**SET PROBLEM**
Reproduce the listing below from the line with "What matplotlib code" to the line with "from matplotlib.transforms import", both lines included, character for character, minus any pictures.

**RECORDS FOR THIS EXERCISE**
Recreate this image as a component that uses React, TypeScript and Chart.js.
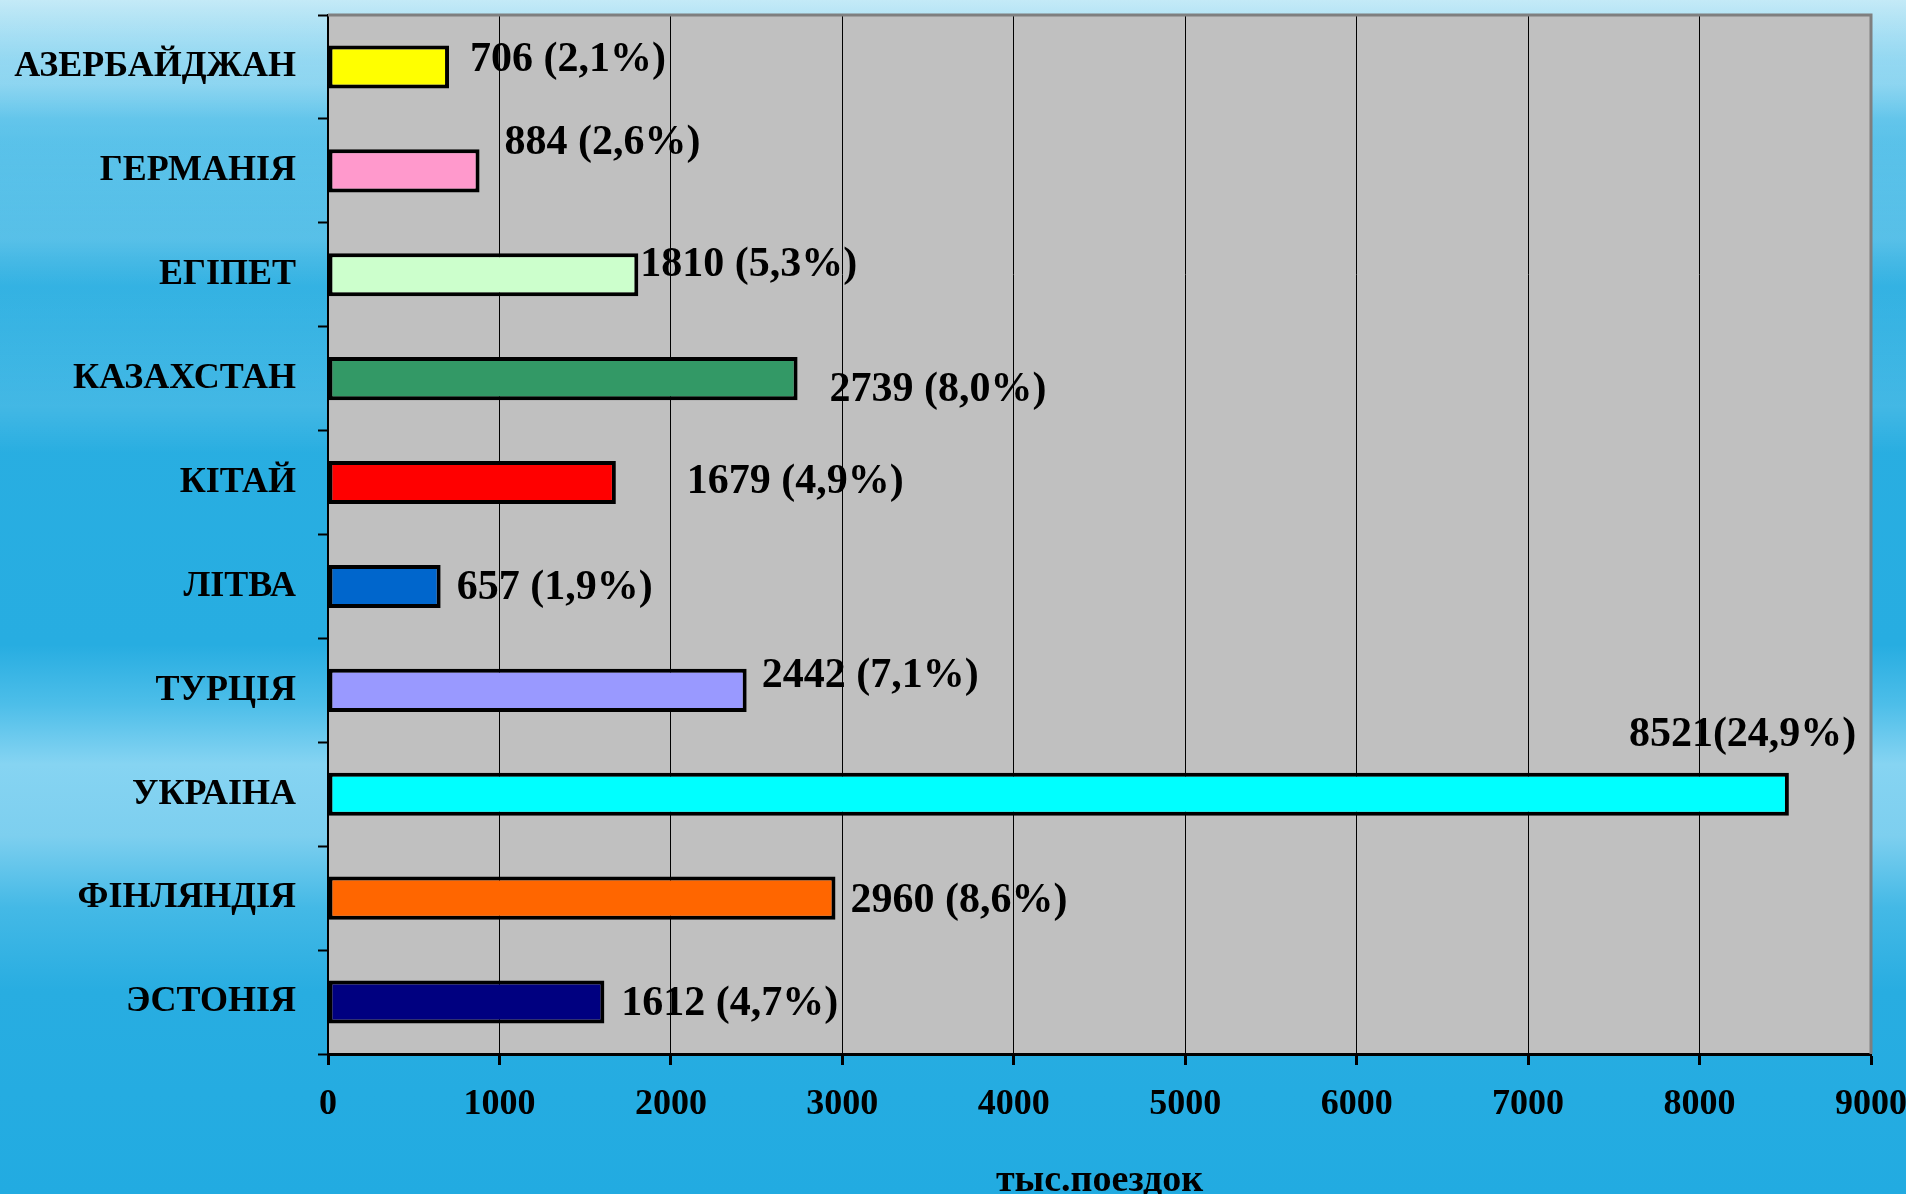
...
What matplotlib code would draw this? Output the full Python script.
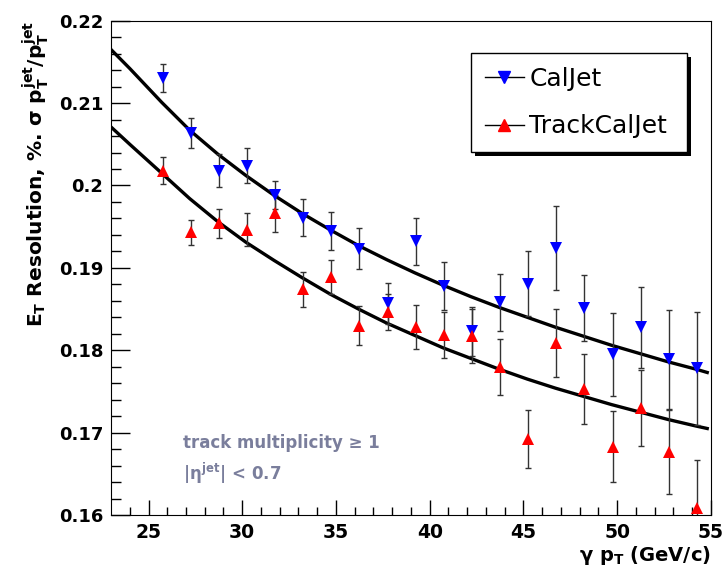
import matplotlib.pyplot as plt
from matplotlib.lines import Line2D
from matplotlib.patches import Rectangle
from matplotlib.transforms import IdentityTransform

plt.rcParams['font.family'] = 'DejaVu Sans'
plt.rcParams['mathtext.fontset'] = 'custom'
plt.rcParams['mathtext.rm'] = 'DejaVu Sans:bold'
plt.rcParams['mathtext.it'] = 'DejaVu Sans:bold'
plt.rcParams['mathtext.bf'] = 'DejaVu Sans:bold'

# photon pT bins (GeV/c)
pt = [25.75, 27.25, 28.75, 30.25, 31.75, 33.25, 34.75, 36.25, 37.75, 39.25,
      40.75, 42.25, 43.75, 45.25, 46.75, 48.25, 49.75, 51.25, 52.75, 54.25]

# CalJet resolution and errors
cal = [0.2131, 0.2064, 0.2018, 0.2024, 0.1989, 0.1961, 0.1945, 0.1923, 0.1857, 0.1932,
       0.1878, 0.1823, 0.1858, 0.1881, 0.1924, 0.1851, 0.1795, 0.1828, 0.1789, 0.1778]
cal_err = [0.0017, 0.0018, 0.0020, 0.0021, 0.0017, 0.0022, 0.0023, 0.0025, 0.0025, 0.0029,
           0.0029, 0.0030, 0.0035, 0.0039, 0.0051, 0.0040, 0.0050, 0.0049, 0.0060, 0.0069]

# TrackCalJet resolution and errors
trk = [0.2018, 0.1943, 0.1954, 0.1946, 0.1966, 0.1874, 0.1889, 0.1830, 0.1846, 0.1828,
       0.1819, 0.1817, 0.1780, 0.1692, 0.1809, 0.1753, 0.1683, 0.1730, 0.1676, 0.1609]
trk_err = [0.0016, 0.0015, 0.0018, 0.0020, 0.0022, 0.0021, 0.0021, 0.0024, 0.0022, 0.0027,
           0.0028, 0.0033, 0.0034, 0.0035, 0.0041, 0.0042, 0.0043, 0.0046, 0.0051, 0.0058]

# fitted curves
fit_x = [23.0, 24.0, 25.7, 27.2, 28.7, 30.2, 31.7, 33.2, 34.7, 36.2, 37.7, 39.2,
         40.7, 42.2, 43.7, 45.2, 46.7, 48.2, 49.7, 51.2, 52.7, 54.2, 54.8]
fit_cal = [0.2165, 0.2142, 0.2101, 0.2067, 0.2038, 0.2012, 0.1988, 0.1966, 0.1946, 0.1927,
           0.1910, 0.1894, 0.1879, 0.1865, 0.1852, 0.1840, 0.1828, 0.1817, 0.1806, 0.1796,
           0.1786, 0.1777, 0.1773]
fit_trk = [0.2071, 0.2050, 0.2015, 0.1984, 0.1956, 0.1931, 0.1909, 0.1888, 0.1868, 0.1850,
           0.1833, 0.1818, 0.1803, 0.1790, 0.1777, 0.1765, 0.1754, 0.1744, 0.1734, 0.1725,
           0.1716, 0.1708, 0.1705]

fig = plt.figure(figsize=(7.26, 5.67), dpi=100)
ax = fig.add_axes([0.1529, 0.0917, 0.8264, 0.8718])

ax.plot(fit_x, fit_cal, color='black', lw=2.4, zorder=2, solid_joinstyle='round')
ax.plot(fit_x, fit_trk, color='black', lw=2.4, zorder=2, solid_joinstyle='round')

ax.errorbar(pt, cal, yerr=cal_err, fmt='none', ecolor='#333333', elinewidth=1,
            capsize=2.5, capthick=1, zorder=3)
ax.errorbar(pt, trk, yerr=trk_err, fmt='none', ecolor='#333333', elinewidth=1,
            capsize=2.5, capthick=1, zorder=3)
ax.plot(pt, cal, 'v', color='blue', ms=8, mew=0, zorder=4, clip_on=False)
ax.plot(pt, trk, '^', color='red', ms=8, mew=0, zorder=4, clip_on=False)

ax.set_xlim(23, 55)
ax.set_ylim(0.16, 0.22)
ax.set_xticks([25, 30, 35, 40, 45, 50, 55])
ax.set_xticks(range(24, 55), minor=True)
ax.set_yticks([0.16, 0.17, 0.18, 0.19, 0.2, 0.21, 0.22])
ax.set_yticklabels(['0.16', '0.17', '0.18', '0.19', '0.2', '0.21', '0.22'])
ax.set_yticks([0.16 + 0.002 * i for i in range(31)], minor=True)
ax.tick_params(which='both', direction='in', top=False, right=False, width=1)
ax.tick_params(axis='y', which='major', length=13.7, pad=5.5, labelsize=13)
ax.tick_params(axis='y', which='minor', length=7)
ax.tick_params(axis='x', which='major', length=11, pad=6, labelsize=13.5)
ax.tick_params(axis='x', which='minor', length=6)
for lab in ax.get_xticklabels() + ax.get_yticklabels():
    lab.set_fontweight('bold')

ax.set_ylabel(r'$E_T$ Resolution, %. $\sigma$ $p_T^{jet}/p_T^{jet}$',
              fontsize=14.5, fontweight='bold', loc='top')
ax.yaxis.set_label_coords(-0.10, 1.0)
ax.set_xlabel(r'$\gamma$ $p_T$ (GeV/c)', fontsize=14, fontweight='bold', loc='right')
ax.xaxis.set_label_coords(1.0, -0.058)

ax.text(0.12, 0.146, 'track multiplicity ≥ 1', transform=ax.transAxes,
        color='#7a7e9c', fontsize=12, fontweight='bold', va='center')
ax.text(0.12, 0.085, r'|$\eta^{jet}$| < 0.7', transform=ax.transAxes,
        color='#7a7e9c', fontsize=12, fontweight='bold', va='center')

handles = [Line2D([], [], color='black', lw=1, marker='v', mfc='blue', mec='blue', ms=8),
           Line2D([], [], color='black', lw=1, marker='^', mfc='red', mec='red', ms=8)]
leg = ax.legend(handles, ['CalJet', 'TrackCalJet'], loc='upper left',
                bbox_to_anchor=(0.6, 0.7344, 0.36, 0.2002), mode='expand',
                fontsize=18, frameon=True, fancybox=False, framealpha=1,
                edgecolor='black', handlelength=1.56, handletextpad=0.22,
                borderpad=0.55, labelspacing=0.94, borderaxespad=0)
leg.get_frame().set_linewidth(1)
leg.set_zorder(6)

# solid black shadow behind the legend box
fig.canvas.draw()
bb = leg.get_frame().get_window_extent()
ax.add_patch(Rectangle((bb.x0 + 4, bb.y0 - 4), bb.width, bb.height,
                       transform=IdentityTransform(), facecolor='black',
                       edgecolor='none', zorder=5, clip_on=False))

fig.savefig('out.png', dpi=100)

**TASK OUTPUT**
What matplotlib code would draw this? Output the full Python script.
import matplotlib.pyplot as plt
from matplotlib.lines import Line2D
from matplotlib.patches import Rectangle
from matplotlib.transforms import IdentityTransform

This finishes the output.